A buy-sell agreement is an agreement entered into by business co-owners that will govern what will occur when a business owner 1) dies, 2) is removed, or 3) wishes to sell his/her interest in the business.
In the case of an business owner's death, buy-sell agreements are often funded with life insurance so as to permit the living business owners to purchase the decedent's interest in the business through the business redeeming the decedent's interest, effectively forcing the sale decedent's interest, or through the other business owners offering to purchase such interest.
Buy-sell agreements that are triggered at death and that are funded by life insurance often structure ownership of the life insurance via cross-purchase or entity-purchase.
In buy-sell agreements that require cross-purchase of life insurance, each business owner purchases life insurance policies on the other business owners. In contrast, the entity purchases life insurance policies on each business owner if the agreement calls for entity-purchase of life insurance.
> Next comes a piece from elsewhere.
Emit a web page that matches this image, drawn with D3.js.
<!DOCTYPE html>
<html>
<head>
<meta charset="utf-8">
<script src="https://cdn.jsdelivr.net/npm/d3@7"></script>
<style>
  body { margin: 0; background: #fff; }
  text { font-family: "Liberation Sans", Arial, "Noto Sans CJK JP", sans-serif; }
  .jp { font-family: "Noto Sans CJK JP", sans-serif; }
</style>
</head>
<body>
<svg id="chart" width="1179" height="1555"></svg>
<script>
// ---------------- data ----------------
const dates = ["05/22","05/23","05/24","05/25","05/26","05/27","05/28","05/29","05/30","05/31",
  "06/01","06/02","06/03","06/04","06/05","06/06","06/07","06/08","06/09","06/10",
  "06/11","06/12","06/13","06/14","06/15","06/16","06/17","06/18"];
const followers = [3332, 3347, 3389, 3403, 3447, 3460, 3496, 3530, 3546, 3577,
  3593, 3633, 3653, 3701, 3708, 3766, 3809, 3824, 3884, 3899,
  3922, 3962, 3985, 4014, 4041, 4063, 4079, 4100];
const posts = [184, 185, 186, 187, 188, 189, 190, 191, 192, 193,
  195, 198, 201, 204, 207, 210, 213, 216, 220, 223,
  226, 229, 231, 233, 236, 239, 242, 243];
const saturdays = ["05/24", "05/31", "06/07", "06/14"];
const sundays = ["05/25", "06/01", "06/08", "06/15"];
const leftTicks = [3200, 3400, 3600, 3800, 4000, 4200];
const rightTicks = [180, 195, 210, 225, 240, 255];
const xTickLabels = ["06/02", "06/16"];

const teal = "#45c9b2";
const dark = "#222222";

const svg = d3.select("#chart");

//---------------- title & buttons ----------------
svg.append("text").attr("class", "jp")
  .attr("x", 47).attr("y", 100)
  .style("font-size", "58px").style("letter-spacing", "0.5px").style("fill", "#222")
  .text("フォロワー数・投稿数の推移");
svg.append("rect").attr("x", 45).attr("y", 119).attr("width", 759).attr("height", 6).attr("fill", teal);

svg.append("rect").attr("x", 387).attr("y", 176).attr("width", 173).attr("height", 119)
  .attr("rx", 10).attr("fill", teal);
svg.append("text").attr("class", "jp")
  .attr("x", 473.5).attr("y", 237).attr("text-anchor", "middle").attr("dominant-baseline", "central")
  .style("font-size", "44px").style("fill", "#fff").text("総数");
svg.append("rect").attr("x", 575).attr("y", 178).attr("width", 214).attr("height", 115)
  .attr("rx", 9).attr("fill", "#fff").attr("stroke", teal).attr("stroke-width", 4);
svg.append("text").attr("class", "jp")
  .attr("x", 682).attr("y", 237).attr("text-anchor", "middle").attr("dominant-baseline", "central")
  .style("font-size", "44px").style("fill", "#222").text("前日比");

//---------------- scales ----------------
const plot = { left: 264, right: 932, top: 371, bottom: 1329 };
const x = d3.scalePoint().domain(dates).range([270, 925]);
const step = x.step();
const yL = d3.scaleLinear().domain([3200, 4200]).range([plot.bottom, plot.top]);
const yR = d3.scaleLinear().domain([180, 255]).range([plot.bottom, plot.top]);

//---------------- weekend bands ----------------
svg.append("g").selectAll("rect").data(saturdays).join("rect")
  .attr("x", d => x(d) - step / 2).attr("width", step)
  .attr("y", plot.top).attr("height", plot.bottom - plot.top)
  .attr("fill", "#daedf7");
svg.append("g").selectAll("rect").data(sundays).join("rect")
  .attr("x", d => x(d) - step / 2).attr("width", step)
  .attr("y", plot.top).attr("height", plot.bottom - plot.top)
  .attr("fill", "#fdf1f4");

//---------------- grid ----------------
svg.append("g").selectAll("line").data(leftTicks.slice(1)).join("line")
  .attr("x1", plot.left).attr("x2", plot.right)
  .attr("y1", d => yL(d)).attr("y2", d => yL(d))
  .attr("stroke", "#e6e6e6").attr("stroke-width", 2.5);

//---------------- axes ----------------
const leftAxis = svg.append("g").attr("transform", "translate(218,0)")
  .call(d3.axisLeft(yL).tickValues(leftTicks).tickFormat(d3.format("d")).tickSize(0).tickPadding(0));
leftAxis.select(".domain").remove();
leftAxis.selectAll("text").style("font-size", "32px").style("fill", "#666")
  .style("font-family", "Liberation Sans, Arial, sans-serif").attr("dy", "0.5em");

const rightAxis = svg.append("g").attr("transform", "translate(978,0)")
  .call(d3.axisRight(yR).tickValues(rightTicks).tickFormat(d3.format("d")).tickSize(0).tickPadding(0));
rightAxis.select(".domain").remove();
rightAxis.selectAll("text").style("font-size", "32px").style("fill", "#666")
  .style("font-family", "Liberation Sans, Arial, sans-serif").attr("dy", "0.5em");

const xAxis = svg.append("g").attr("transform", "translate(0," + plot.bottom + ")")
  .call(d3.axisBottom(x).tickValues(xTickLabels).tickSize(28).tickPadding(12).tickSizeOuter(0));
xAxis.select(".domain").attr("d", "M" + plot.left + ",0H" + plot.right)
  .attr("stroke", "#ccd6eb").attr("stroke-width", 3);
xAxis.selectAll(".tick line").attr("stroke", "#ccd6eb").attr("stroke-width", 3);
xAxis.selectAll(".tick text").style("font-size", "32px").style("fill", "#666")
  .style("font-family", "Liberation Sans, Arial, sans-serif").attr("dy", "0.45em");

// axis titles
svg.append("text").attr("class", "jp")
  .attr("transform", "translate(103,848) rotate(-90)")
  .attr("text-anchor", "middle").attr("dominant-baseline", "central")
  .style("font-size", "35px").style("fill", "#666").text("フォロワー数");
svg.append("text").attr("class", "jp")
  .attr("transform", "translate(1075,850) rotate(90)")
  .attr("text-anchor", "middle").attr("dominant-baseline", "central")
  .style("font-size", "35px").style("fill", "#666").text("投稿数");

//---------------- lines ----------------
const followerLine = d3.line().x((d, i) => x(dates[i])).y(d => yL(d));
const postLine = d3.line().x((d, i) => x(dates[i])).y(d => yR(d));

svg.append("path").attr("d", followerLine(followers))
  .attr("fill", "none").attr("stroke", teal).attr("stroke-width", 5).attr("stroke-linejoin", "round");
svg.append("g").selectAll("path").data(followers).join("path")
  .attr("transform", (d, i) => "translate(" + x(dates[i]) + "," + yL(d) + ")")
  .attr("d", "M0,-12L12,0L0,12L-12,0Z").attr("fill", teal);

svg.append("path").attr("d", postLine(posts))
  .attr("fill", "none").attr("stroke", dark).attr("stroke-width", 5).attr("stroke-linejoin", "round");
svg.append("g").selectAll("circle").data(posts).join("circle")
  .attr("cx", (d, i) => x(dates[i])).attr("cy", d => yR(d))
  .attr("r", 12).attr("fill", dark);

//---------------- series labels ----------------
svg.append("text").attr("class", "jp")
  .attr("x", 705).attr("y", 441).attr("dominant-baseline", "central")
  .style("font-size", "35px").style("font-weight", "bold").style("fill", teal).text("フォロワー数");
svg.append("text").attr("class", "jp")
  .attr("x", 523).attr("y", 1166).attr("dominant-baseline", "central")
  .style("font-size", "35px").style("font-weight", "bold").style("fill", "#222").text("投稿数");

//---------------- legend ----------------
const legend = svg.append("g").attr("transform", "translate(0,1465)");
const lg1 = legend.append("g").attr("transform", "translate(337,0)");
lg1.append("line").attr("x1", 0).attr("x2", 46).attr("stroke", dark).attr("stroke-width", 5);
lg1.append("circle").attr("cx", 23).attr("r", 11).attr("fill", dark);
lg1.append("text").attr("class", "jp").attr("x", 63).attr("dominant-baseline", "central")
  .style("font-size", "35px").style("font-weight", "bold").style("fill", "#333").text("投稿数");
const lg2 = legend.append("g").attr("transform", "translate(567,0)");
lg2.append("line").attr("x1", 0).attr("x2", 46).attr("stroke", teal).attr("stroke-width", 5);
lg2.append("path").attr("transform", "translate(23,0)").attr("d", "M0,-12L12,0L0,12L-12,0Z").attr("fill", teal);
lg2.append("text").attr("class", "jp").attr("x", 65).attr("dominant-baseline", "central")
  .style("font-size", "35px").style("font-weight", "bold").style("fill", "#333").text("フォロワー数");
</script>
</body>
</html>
As the number of owners of a business rises, the more impractical cross-purchase arrangements become because of the substantial underwriting costs associated with a large number of separate insurance policies.
The property interest of a business owner whose creditors successfully foreclose upon that interest is often subject to redemption by the corporation per a buy-sell agreement.
Other examples of removal include incapacity, disability, and other similar events.
Buy-sell agreements often require that a business owner first offer to sell his/her interest in the business to his/her co-owners before he/she can sell that interest to a new potential owner.
This brief overview of some important considerations associated with buy-sell agreements is by no means comprehensive. Always seek the advice of a competent professional when making important financial and legal decisions.